◆ EXERCISE AIM
Write out each record below exactly as it appears, with no pictures.

* START SUPPLIED INFORMATION *

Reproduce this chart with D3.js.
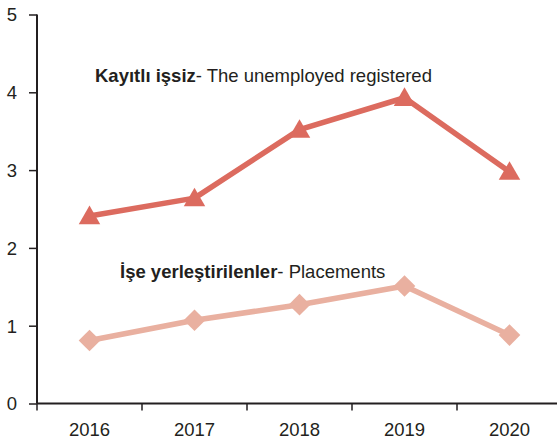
<!DOCTYPE html>
<html>
<head>
<meta charset="utf-8">
<script src="https://cdn.jsdelivr.net/npm/d3@7"></script>
<style>
  body { margin: 0; background: #fff; }
  svg { display: block; font-family: "Liberation Sans", Arial, sans-serif; }
</style>
</head>
<body>
<svg id="chart" width="557" height="439"></svg>
<script>
var years = ["2016", "2017", "2018", "2019", "2020"];
var registered = [2.41, 2.64, 3.52, 3.93, 2.98];
var placements = [0.81, 1.07, 1.27, 1.51, 0.88];
var yTicks = [0, 1, 2, 3, 4, 5];

var svg = d3.select("#chart"),
    ink = "#231f20";

var x = d3.scaleBand()
    .domain(years)
    .range([37, 562]);

var y = d3.scaleLinear()
    .domain([0, 5])
    .range([403.5, 14.5]);

// y axis
var yAxis = svg.append("g")
    .attr("transform", "translate(37,0)")
    .call(d3.axisLeft(y).tickValues(yTicks).tickFormat(d3.format("d")).tickSize(8).tickPadding(12));
yAxis.select(".domain").attr("stroke", ink).attr("stroke-width", 2).attr("d", "M0," + y(5) + "V" + y(0));
yAxis.selectAll(".tick line").attr("stroke", ink).attr("stroke-width", 1.5);
yAxis.selectAll(".tick text")
    .attr("fill", ink)
    .attr("font-family", null)
    .style("font-size", "18.5px")
    .attr("dy", "0.35em");

// x axis
var xAxis = svg.append("g")
    .attr("transform", "translate(0," + y(0) + ")");
xAxis.append("line")
    .attr("x1", 37).attr("x2", 557)
    .attr("stroke", ink).attr("stroke-width", 2);
xAxis.selectAll(".xtick")
    .data(years)
    .enter().append("line")
      .attr("x1", function(d) { return x(d); })
      .attr("x2", function(d) { return x(d); })
      .attr("y1", 0).attr("y2", 7)
      .attr("stroke", ink).attr("stroke-width", 1.5);
xAxis.selectAll(".xlab")
    .data(years)
    .enter().append("text")
      .attr("x", function(d) { return x(d) + x.bandwidth() / 2; })
      .attr("y", 32)
      .attr("text-anchor", "middle")
      .attr("fill", ink)
      .style("font-size", "18.5px")
      .text(function(d) { return d; });

var line = d3.line()
    .x(function(d, i) { return x(years[i]) + x.bandwidth() / 2; })
    .y(function(d) { return y(d); });

var drawSeries = function(data, color, symbolType, size, rotate, dy) {
  svg.append("path")
      .datum(data)
      .attr("fill", "none")
      .attr("stroke", color)
      .attr("stroke-width", 5.5)
      .attr("stroke-linejoin", "round")
      .attr("d", line);

  svg.selectAll(null)
      .data(data)
      .enter().append("path")
        .attr("transform", function(d, i) {
          return "translate(" + (x(years[i]) + x.bandwidth() / 2) + "," + (y(d) + dy) + ") rotate(" + rotate + ")";
        })
        .attr("fill", color)
        .attr("d", d3.symbol().type(symbolType).size(size));
};

drawSeries(placements, "#e9b0a0", d3.symbolSquare, 235, 45, 0);
drawSeries(registered, "#dc6b5f", d3.symbolTriangle, 200, 0, 2);

// labels
var lab1 = svg.append("text")
    .attr("x", 95).attr("y", 82)
    .attr("fill", ink)
    .style("font-size", "18.5px");
lab1.append("tspan").style("font-weight", "bold").text("Kayıtlı işsiz");
lab1.append("tspan").text("- The unemployed registered");

var lab2 = svg.append("text")
    .attr("x", 120).attr("y", 278)
    .attr("fill", ink)
    .style("font-size", "18.5px");
lab2.append("tspan").style("font-weight", "bold").text("İşe yerleştirilenler");
lab2.append("tspan").text("- Placements");
</script>
</body>
</html>
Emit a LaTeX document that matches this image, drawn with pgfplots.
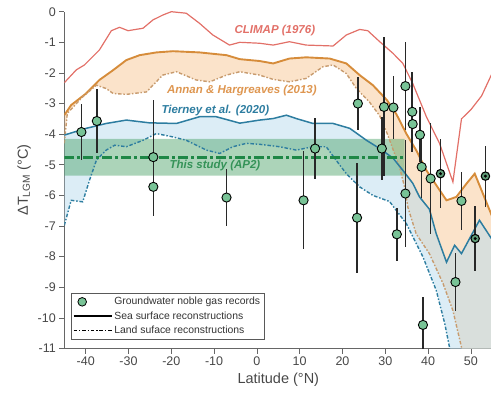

* END SUPPLIED INFORMATION *

◆ RESULT OF THIS TASK
Reproduce this chart with D3.js.
<!DOCTYPE html>
<html>
<head>
<meta charset="utf-8">
<script src="https://cdn.jsdelivr.net/npm/d3@7"></script>
<style>
  body { margin: 0; background: #fff; }
  svg { display: block; font-family: "Liberation Sans", Arial, sans-serif; }
</style>
</head>
<body>
<svg id="chart" width="557" height="439"></svg>
<script>
var years = ["2016", "2017", "2018", "2019", "2020"];
var registered = [2.41, 2.64, 3.52, 3.93, 2.98];
var placements = [0.81, 1.07, 1.27, 1.51, 0.88];
var yTicks = [0, 1, 2, 3, 4, 5];

var svg = d3.select("#chart"),
    ink = "#231f20";

var x = d3.scaleBand()
    .domain(years)
    .range([37, 562]);

var y = d3.scaleLinear()
    .domain([0, 5])
    .range([403.5, 14.5]);

// y axis
var yAxis = svg.append("g")
    .attr("transform", "translate(37,0)")
    .call(d3.axisLeft(y).tickValues(yTicks).tickFormat(d3.format("d")).tickSize(8).tickPadding(12));
yAxis.select(".domain").attr("stroke", ink).attr("stroke-width", 2).attr("d", "M0," + y(5) + "V" + y(0));
yAxis.selectAll(".tick line").attr("stroke", ink).attr("stroke-width", 1.5);
yAxis.selectAll(".tick text")
    .attr("fill", ink)
    .attr("font-family", null)
    .style("font-size", "18.5px")
    .attr("dy", "0.35em");

// x axis
var xAxis = svg.append("g")
    .attr("transform", "translate(0," + y(0) + ")");
xAxis.append("line")
    .attr("x1", 37).attr("x2", 557)
    .attr("stroke", ink).attr("stroke-width", 2);
xAxis.selectAll(".xtick")
    .data(years)
    .enter().append("line")
      .attr("x1", function(d) { return x(d); })
      .attr("x2", function(d) { return x(d); })
      .attr("y1", 0).attr("y2", 7)
      .attr("stroke", ink).attr("stroke-width", 1.5);
xAxis.selectAll(".xlab")
    .data(years)
    .enter().append("text")
      .attr("x", function(d) { return x(d) + x.bandwidth() / 2; })
      .attr("y", 32)
      .attr("text-anchor", "middle")
      .attr("fill", ink)
      .style("font-size", "18.5px")
      .text(function(d) { return d; });

var line = d3.line()
    .x(function(d, i) { return x(years[i]) + x.bandwidth() / 2; })
    .y(function(d) { return y(d); });

var drawSeries = function(data, color, symbolType, size, rotate, dy) {
  svg.append("path")
      .datum(data)
      .attr("fill", "none")
      .attr("stroke", color)
      .attr("stroke-width", 5.5)
      .attr("stroke-linejoin", "round")
      .attr("d", line);

  svg.selectAll(null)
      .data(data)
      .enter().append("path")
        .attr("transform", function(d, i) {
          return "translate(" + (x(years[i]) + x.bandwidth() / 2) + "," + (y(d) + dy) + ") rotate(" + rotate + ")";
        })
        .attr("fill", color)
        .attr("d", d3.symbol().type(symbolType).size(size));
};

drawSeries(placements, "#e9b0a0", d3.symbolSquare, 235, 45, 0);
drawSeries(registered, "#dc6b5f", d3.symbolTriangle, 200, 0, 2);

// labels
var lab1 = svg.append("text")
    .attr("x", 95).attr("y", 82)
    .attr("fill", ink)
    .style("font-size", "18.5px");
lab1.append("tspan").style("font-weight", "bold").text("Kayıtlı işsiz");
lab1.append("tspan").text("- The unemployed registered");

var lab2 = svg.append("text")
    .attr("x", 120).attr("y", 278)
    .attr("fill", ink)
    .style("font-size", "18.5px");
lab2.append("tspan").style("font-weight", "bold").text("İşe yerleştirilenler");
lab2.append("tspan").text("- Placements");
</script>
</body>
</html>
Emit a LaTeX document that matches this image, drawn with pgfplots.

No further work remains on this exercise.